Um nicht zu schnell zu groß zu wirken, macht sich Guttenberg klein. Es sei nicht die Zeit, nach anderen Personen zu fragen, wiederholt Guttenberg, "vor allem nicht nach solchen, die wie ich erst seit vergleichsweise kurzer Zeit in höherer politischer Verantwortung stehen". Wäre denn ein CSU-Kanzler denkbar? "Theoretisch ja", meint Guttenberg, "die CSU hat viele gute Politiker hervorgebracht. Aber noch einmal: Die Frage stellt sich für längere Zeit nicht." Womöglich ist das sein Erfolgsrezept: dass er den Eindruck erweckt, seinen Job ernst zu nehmen, ohne an seiner politischen Karriere zu kleben. "Man muss immer wieder darauf achten, dass man von diesem Geschäft nicht abhängig ist und nicht abhängig wird", sagt er.

Nicht nur in den Medien, auch in der Truppe genießt Guttenberg Respekt - selbst wenn der Minister keine guten Botschaften zu verkünden hat, schätzen viele Offiziere seine Offenheit. Guttenberg selbst sagt: "Ich erwarte Klartext, so wie Soldatinnen und Soldaten von mir Klartext erwarten können."

An der Bundeswehrreform kann Guttenberg seinen Ehrgeiz beweisen - es könnte sein Meisterstück werden. Ein Offizier aus seiner Umgebung ist sich sicher: "Es muss sich etwas ändern. Und wenn einer wie Guttenberg das nicht hinbekommt, dann wird sich lange Zeit nichts mehr tun." Dass die Reform kein leichtes Stück Arbeit werden dürfte, wird bei der nächsten Reiseetappe Guttenbergs im bayerischen Amberg klar. In der Kaserne der 12. Panzerbrigade haben ihm eben Offiziere klargemacht, dass die ständigen Auslandseinsätze der Truppe das Letzte abverlangen. "Wir sind an der Grenze der Belastbarkeit", sagt der Kommandeur.

Doch etwas später, im Rathaussaal der Stadt, ahnt man, dass die wahre Herausforderung für Guttenberg außerhalb des Kasernenzauns liegt. Der Minister sitzt den Bürgermeistern gegenüber, in deren Gemeinden die Panzerbrigade einzelne Standorte hat. Guttenberg erklärt, erst müsse man die Reform der Bundeswehr auf den Weg bringen, erst ab Mitte 2011 werde über Standorte entschieden. "Ich bin immer wieder überrascht, dass manche glauben, man könne erst über Standorte reden und dann über Strukturen", sagt der CSU-Politiker. Die Bürgermeister nicken, als hätten sie verstanden. Dann wiederholt einer nach dem anderen die Vorzüge des eigenen Standorts.
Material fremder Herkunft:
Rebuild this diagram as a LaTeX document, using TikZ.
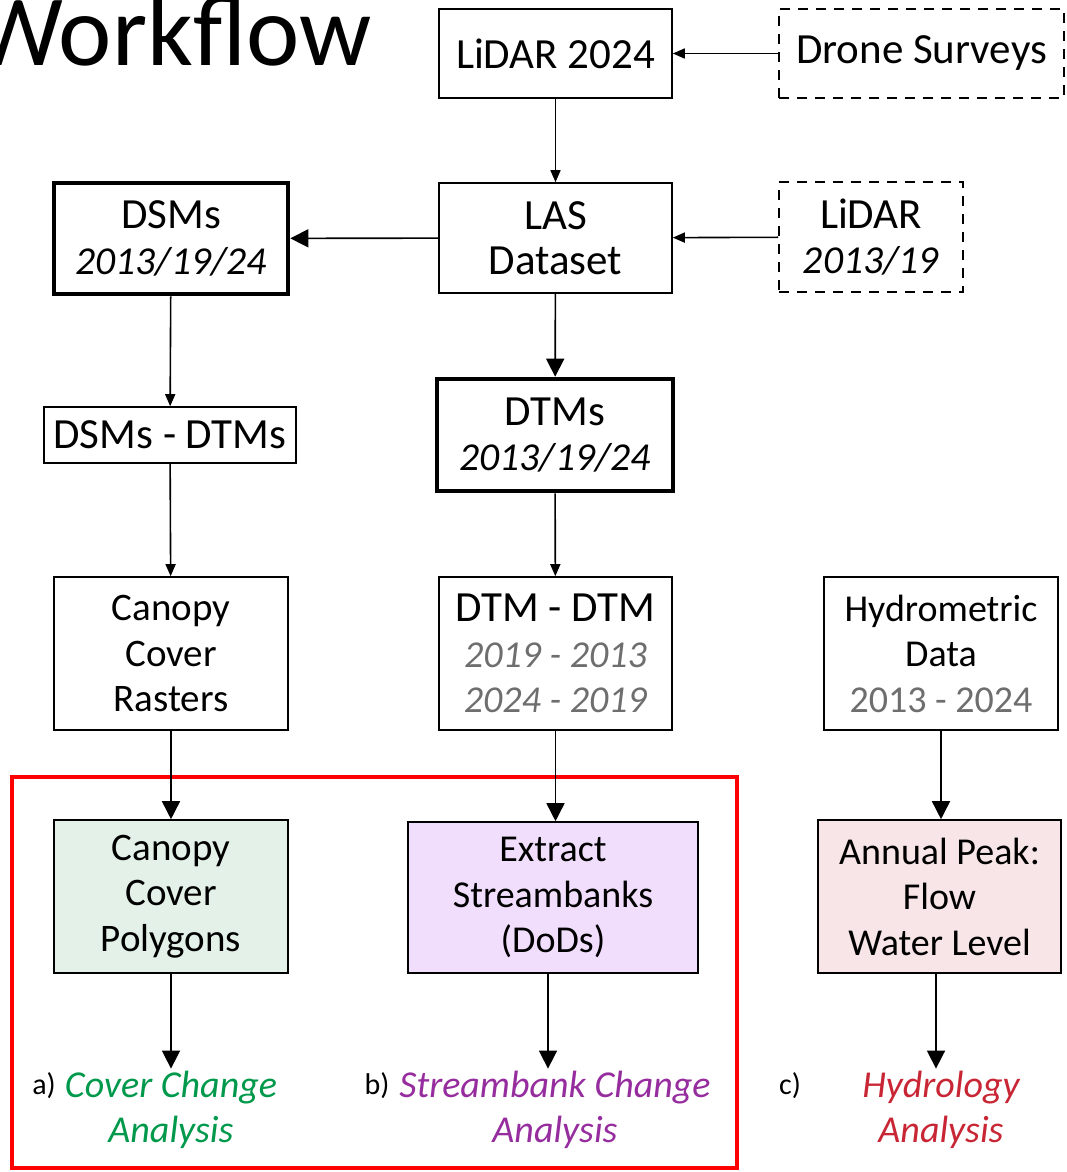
\documentclass[tikz,border=0pt]{standalone}
\usepackage{fontspec}
\setmainfont{Carlito}
\usetikzlibrary{arrows.meta}
\definecolor{coverfill}{RGB}{227,241,232}
\definecolor{bankfill}{RGB}{241,222,252}
\definecolor{hydrofill}{RGB}{247,229,231}
\definecolor{covertext}{RGB}{0,153,76}
\definecolor{banktext}{RGB}{150,45,158}
\definecolor{hydrotext}{RGB}{200,38,52}
\definecolor{yeartext}{RGB}{110,110,110}
\newcommand{\yearsize}{\fontsize{19.8}{22.75}\selectfont}
\newcommand{\greysize}{\fontsize{19}{22.75}\selectfont}
\tikzset{
  box/.style={draw, line width=0.8pt, align=center, inner sep=0pt},
  thickbox/.style={box, line width=2.3pt},
  dashbox/.style={box, dash pattern=on 5pt off 4pt},
  midtext/.style={font=\fontsize{19.5}{22.75}\selectfont},
  smalltext/.style={font=\fontsize{19}{22.75}\selectfont},
  arr/.style={-{Triangle[length=6pt, width=5pt]}, line width=0.8pt},
  bigarr/.style={-{Triangle[length=9pt, width=9pt]}, line width=0.8pt},
  result/.style={align=center, inner sep=1pt, font=\fontsize{19}{22.75}\selectfont\itshape},
  tag/.style={anchor=base, inner sep=0pt, font=\fontsize{15}{18}\selectfont}
}

\begin{document}
\begin{tikzpicture}[x=0.5pt, y=-0.5pt, every node/.style={font=\fontsize{21.5}{22.75}\selectfont}]
    \useasboundingbox (0,0) rectangle (1066,1172);

    % Title
    \node[anchor=base east, inner sep=0pt, font=\fontsize{50.5}{54}\selectfont] (title) at (372,66) {Workflow};

    % Top row
    \node[box, minimum width=116.5pt, minimum height=44.5pt] (lidar24) at (555.5,53.5) {LiDAR 2024};
    \node[dashbox, minimum width=142.5pt, minimum height=44.5pt] (drone) at (921.5,53.5) {Drone Surveys};

    % Second row
    \node[box, minimum width=116.5pt, minimum height=55pt] (las) at (555.5,238) {LAS\\Dataset};
    \node[dashbox, minimum width=92pt, minimum height=55pt] (lidarold) at (871,237) {LiDAR\\{\yearsize\textit{2013/19}}};
    \node[thickbox, minimum width=117pt, minimum height=55.5pt] (dsms) at (171,238.5) {DSMs\\{\yearsize\textit{2013/19/24}}};

    % Third row
    \node[thickbox, minimum width=118pt, minimum height=56pt] (dtms) at (555,435) {DTMs\\{\yearsize\textit{2013/19/24}}};
    \node[box, minimum width=126pt, minimum height=28pt] (diffsm) at (170,435) {DSMs - DTMs};

    % Fourth row
    \node[box, midtext, minimum width=117pt, minimum height=76.5pt] (rasters) at (171,653.5) {Canopy\\Cover\\Rasters};
    \node[box, minimum width=116.5pt, minimum height=76.5pt] (diffdtm) at (555.5,653.5)
        {DTM - DTM\\{\greysize\color{yeartext}\textit{2019 - 2013}}\\{\greysize\color{yeartext}\textit{2024 - 2019}}};
    \node[box, smalltext, minimum width=117pt, minimum height=76.5pt] (hydro) at (941,653.5) {Hydrometric\\Data\\\textcolor{yeartext}{2013 - 2024}};

    % Fifth row
    \node[box, midtext, fill=coverfill, minimum width=117pt, minimum height=76.5pt] (polygons) at (171,896.5) {Canopy\\Cover\\Polygons};
    \node[box, smalltext, fill=bankfill, minimum width=145pt, minimum height=75.5pt] (banks) at (553,897.5) {Extract\\Streambanks\\(DoDs)};
    \node[box, smalltext, fill=hydrofill, minimum width=121.5pt, minimum height=76.5pt] (peak) at (939.5,896.5) {Annual Peak:\\Flow\\Water Level};

    % Analyses
    \node[result, text=covertext] (covera) at (171,1110) {Cover Change\\Analysis};
    \node[result, text=banktext] (bankb) at (555,1110) {Streambank Change\\Analysis};
    \node[result, text=hydrotext] (hydroc) at (941,1110) {Hydrology\\Analysis};
    \node[tag] (la) at (44,1094) {a)};
    \node[tag] (lb) at (377,1094) {b)};
    \node[tag] (lc) at (790,1094) {c)};

    % Highlight frame
    \draw[red, line width=2.2pt] (12,777) rectangle (737,1168);

    % Connectors
    \draw[arr] (drone) -- (lidar24);
    \draw[arr] (lidar24) -- (las);
    \draw[arr] (lidarold) -- (las);
    \draw[bigarr] (las) -- (dsms);
    \draw[bigarr] (las) -- (dtms);
    \draw[arr] (dsms) -- (diffsm);
    \draw[arr] (diffsm) -- (rasters);
    \draw[arr] (dtms) -- (diffdtm);
    \draw[bigarr] (rasters) -- (polygons);
    \draw[bigarr] (diffdtm) -- (banks.north -| diffdtm.south);
    \draw[bigarr] (hydro) -- (peak.north -| hydro.south);
    \draw[bigarr] (polygons) -- (polygons.south |- covera.north);
    \draw[bigarr] (banks.south -| 548,0) -- (covera.north -| 548,0);
    \draw[bigarr] (peak.south -| 936,0) -- (hydroc.north -| 936,0);
\end{tikzpicture}
\end{document}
Guttenberg hört freundlich zu, dann greift er wieder zur bewährten schonungslosen Offenheit: "Wenn wir jetzt wieder schieben und schichten, statt einen mehrjährigen planbaren Prozess einzuleiten, dann könnte über Nacht das Fallbeil runterrauschen." Verteidigungspolitik könne nicht nur Regionalpolitik sein. Die Entwicklungen würden nicht so schlimm werden wie von vielen befürchtet, tröstet Guttenberg. Konkret ist das nicht, aber die Bürgermeister nicken erneut dankbar.

Dann steigt Guttenberg in eine gepanzerte Limousine und entschwindet zum nächsten Termin. Seine Mission ist noch lange nicht erfüllt.